Douglas Henson

Personal information
- Full name: Douglas Henry Henson
- Born: 27 May 1930 Shrewsbury, Shropshire, England
- Died: 6 June 2003 (aged 73) Stoke-on-Trent, Staffordshire, England
- Batting: Right-handed
- Bowling: Right-arm medium

Domestic team information
- 1963–1973: Staffordshire

Career statistics
| Competition | List A |
| Matches | 3 |
| Runs scored | 49 |
| Batting average | 24.50 |
| 100s/50s | –/– |
| Top score | 28 |
| Balls bowled | 177 |
| Wickets | 4 |
| Bowling average | 16.75 |
| 5 wickets in innings | – |
| 10 wickets in match | – |
| Best bowling | 3/16 |
| Catches/stumpings | 1/– |
- Source: Cricinfo, 20 June 2011

= Douglas Henson =

English cricketer

Douglas Henry Henson (27 May 1930 - 6 June 2003) was an English cricketer. Henson was a right-handed batsman who bowled right-arm medium pace. He was born in Shrewsbury, Shropshire.

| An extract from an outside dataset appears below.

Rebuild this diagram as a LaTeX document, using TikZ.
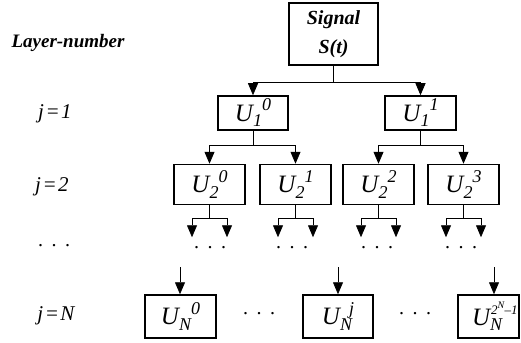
\documentclass[tikz,border=0pt]{standalone}
\usepackage{fontspec}
\setmainfont{Liberation Serif}
\usetikzlibrary{arrows.meta,calc}
\newcommand\bigU{\fontsize{25}{25}\selectfont\itshape U}
\newcommand\smallsz{\fontsize{18}{18}\selectfont\itshape}
% U with subscript then superscript to its right
\newcommand\Ucell[2]{{\bigU\raisebox{-0.22em}{\smallsz #1}\raisebox{0.42em}{\smallsz #2}}}
\newcommand\jlab[1]{{\fontsize{21}{21}\selectfont\itshape j\kern1.5pt=\kern1.5pt#1}}
\newcommand\tdots{{\fontsize{20}{20}\selectfont .\hspace{8.5pt}.\hspace{8.5pt}.}}
\begin{document}
\begin{tikzpicture}[x=1pt,y=-1pt,
  box/.style={draw, line width=1.5pt, inner sep=0pt, minimum width=71pt, minimum height=40pt},
  conn/.style={line width=0.8pt},
  arr/.style={conn, -{Triangle[length=12pt,width=10pt]}},
  lab/.style={inner sep=0pt}]
\useasboundingbox (0,0) rectangle (521,342);
% left labels
\node[lab] (ln) at (68,43) {\fontsize{19}{19}\selectfont\bfseries\itshape Layer-number};
\node[lab] (j1) at (55,114) {\jlab{1}};
\node[lab] (j2) at (52,187) {\jlab{2}};
\node[lab] (jd) at (54,246) {\tdots};
\node[lab] (jN) at (56,316) {\jlab{N}};
% boxes
\node[box, minimum width=89pt, minimum height=62pt, align=center,
      font=\fontsize{20}{29}\selectfont\bfseries\itshape] (sig) at (333.5,34) {Signal\\S(t)};
\node[box, minimum width=70pt, minimum height=34pt] (u10) at (253,113) {\Ucell{1}{0}};
\node[box, minimum width=71pt, minimum height=34pt] (u11) at (420.5,113) {\Ucell{1}{1}};
\node[box] (u20) at (209.5,184.5) {\Ucell{2}{0}};
\node[box] (u21) at (295.5,184.5) {\Ucell{2}{1}};
\node[box] (u22) at (378.5,184.5) {\Ucell{2}{2}};
\node[box] (u23) at (463.5,184.5) {\Ucell{2}{3}};
\node[box, minimum height=43pt] (uN0) at (180.5,316.5) {\Ucell{N}{0}};
\node[box, minimum height=43pt, minimum width=70pt] (uNj) at (338,316.5)
  {{\bigU\raisebox{-0.22em}{\smallsz N}\kern-3pt\raisebox{0.42em}{\smallsz j}}};
\node[box, minimum height=43pt, minimum width=61pt] (uNl) at (488.5,316.5)
  {\makebox[57pt][l]{\hspace{12pt}{\bigU\raisebox{-0.22em}{\smallsz N}\kern-11pt\raisebox{0.45em}{\fontsize{13}{13}\selectfont 2\raisebox{0.4em}{\fontsize{10}{10}\selectfont\itshape N}\kern0.5pt–1}}}};
% level 1 connectors
\draw[arr] (sig.south) -- ++(0,17) -| (u10.north);
\draw[arr] (sig.south) -- ++(0,17) -| (u11.north);
% level 2 connectors
\draw[arr] (u10.south) -- ++(0,15) -| (u20.north);
\draw[arr] (u10.south) -- ++(0,15) -| (u21.north);
\draw[arr] (u11.south) -- ++(0,15) -| (u22.north);
\draw[arr] (u11.south) -- ++(0,15) -| (u23.north);
% level 3 stubs
\foreach \b in {u20,u21,u22,u23}{
  \coordinate (\b-m) at ($(\b.south)+(0,13)$);
  \coordinate (\b-l) at ($(\b-m)+(-17.5,0)$);
  \coordinate (\b-r) at ($(\b-m)+(17.5,0)$);
  \coordinate (\b-lt) at ($(\b-l)+(0,19)$);
  \coordinate (\b-rt) at ($(\b-r)+(0,19)$);
  \draw[conn] (\b.south) -- (\b-m);
  \draw[arr] (\b-m) -| (\b-lt);
  \draw[arr] (\b-m) -| (\b-rt);
}
% dots under level 2
\node[lab] (d0) at (210,248) {\tdots};
\node[lab] (d1) at (292,248) {\tdots};
\node[lab] (d2) at (377,248) {\tdots};
\node[lab] (d3) at (461,248) {\tdots};
% bottom arrows
\coordinate (a0) at (180,267);
\coordinate (aj) at (338,267);
\coordinate (al) at (494,267);
\draw[arr] (a0) -- (a0 |- uN0.north);
\draw[arr] (aj) -- (aj |- uNj.north);
\draw[arr] (al) -- (al |- uNl.north);
% bottom dots
\node[lab] (bd1) at (259,314) {\tdots};
\node[lab] (bd2) at (415,314) {\tdots};
\end{tikzpicture}
\end{document}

Henson made his debut for Staffordshire in the 1963 Minor Counties Championship against the Lancashire Second XI. Henson played Minor counties cricket for Staffordshire from 1963 to 1973, which included 82 Minor Counties Championship matches. In 1971, he made his List A debut against Glamorgan in the Gillette Cup. He played 2 further List A matches for Staffordshire, against Dorset and Lancashire in the 1973 Gillette Cup. In his 3 matches, he scored 49 runs at an average of 24.50, with a high score of 28. With the ball, he took 4 wickets at a bowling average of 16.75, with best figures of 3/16. He also captained Staffordshire during his time with the county.

He died in Stoke-on-Trent, Staffordshire on 6 June 2003.